Disclaimer: English is my third language, so I want to apologize in advance for there may be mistakes in the text below. If you find any, please let me know so that I can correct it. I'd really appreciate it. Thanks. You can read this review also in spanish here.
One of the science fiction books I liked most in 2015 was Children of Time, by Adrian Tchaikovsky. Tchaikovsky is an author basically known for his long and epic fantasy saga Shadows of the Apt, but with this novel he proved his versatility, originality and creativity, and that he has nothing to envy to authors more specialized in science fiction.
I liked both prose and the author's style and when I had the opportunity to read his new book I did not hesitate a moment. Even if I knew that it will mean to start a new saga ... another one...
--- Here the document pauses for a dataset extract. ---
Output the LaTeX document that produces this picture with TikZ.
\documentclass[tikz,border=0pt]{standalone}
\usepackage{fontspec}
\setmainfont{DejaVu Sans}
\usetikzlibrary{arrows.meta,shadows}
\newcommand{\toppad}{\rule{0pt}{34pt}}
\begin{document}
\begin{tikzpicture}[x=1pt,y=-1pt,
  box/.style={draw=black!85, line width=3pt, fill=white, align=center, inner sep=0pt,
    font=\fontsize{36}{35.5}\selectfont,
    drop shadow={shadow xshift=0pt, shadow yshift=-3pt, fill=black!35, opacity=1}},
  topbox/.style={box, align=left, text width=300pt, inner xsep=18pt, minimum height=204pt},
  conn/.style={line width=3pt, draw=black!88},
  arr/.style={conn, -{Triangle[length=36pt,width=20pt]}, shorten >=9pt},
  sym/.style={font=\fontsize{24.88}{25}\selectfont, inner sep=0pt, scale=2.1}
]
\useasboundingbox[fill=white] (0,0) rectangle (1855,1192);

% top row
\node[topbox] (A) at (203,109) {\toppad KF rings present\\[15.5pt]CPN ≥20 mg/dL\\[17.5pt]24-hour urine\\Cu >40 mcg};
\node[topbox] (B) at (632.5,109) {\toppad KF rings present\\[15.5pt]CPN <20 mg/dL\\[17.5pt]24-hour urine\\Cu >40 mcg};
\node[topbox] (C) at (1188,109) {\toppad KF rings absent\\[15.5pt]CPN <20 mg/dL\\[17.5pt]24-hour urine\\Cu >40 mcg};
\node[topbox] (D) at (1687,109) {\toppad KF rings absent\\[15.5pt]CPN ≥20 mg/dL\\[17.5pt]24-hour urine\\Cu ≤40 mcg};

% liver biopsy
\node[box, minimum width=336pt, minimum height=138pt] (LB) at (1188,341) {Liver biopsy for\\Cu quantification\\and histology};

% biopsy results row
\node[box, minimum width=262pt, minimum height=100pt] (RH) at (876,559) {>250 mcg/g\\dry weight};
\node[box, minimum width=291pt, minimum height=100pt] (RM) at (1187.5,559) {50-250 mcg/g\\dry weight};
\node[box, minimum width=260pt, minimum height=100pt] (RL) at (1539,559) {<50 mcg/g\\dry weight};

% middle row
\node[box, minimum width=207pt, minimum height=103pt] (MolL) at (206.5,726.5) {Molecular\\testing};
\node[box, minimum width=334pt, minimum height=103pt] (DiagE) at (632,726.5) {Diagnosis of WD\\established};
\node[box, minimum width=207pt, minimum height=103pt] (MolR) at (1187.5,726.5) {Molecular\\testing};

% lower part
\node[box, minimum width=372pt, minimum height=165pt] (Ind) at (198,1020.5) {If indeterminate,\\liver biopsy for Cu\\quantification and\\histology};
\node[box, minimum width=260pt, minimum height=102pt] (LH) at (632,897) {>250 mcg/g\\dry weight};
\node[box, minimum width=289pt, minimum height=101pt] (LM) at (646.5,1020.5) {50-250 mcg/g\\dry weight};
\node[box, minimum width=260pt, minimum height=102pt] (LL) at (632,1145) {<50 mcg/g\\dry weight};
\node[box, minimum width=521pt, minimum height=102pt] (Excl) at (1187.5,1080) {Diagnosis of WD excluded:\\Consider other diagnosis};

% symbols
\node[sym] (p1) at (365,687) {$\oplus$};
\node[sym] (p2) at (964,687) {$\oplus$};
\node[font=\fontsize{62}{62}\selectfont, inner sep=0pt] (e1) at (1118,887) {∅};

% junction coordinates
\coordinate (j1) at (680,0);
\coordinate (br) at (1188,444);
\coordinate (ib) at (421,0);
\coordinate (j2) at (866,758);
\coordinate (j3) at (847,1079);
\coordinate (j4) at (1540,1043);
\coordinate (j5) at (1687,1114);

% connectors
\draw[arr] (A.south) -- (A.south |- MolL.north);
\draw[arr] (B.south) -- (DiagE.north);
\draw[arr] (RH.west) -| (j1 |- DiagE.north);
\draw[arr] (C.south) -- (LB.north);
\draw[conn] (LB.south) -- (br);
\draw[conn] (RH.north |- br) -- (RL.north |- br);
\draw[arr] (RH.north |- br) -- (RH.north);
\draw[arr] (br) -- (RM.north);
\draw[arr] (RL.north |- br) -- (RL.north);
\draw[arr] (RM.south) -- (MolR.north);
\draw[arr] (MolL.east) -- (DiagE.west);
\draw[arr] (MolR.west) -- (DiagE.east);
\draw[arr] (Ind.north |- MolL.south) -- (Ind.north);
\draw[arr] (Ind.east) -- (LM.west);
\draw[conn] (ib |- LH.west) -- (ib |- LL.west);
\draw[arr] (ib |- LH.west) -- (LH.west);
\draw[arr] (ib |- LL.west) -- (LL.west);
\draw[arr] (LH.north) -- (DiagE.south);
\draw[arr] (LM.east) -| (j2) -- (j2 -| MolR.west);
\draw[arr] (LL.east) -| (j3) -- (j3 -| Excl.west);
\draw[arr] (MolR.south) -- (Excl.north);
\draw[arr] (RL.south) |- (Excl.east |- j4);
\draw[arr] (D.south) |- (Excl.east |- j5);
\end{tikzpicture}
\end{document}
The Tiger and the Wolf is the first part of the saga Echoes of the Fall. The main feature of this fantastic universe that the author has created is that humans are shapeshifters capable of becoming the totem animal of their tribe. We will find variety of animals: hyenas, crocodiles, horses, bears ... plus the expected tigers and wolves. The social characteristics of each group, their fighting techniques and relations between them are the most interesting points of the novel. In fact, the world-building in general is very well done and is very original.
The main protagonist is Maniye, the daughter of one of the clan chiefs of the Wolves and of the Queen of the Tigers, taken prisoner in a war between these two tribes that the Wolves won. Being half blood she is able to change into wolf and into tiger, but she must decide between them soon or her sanity will begin to fail. Her life has been very hard, controlled and pressured by her father and the priest of the clan to achieve that she uses only her part of Wolf. The action is triggered when Maniye escapes the clan once she discovers the plans her father has for her.
From that moment there is a plot that, without being overly original, is entertaining and complements the great scenario. There are conspiracies to gain power, complex relationships between different tribes, characters with dark motivations, a hidden past of which we know almost nothing ... quite recurring themes in today's epic fantasy, but treated in a competent manner. Surprisingly, although there are challenges, duels and battles narrated in great detail, the novel it's not characterized for the use of violence. And there's no sex at all. I do not know if it's because the protagonist is young or if the history is designed for young readers.
Although I liked the novel and I recommend it undoubtedly it has a couple of problems that prevent that my final rating is excellent. On the one hand the main character, Maniye, has little charisma. This problem is partly solved by the secondary characters, most of which are great, and compensate the little empathy Maniye generated me.
The second problem is that the tempo is a bit slow. The plot is interesting, but I think there are too many persecutions, long marches and choreographed fights. I think that the author could have told the same with few pages.
In short: a very entertaining fantasy novel with an excellent world-building that promises many new surprises in the following volumes, but with a too slow pace and a main character without much charisma, but with great secondary characters. I will be aware of the continuations of the saga.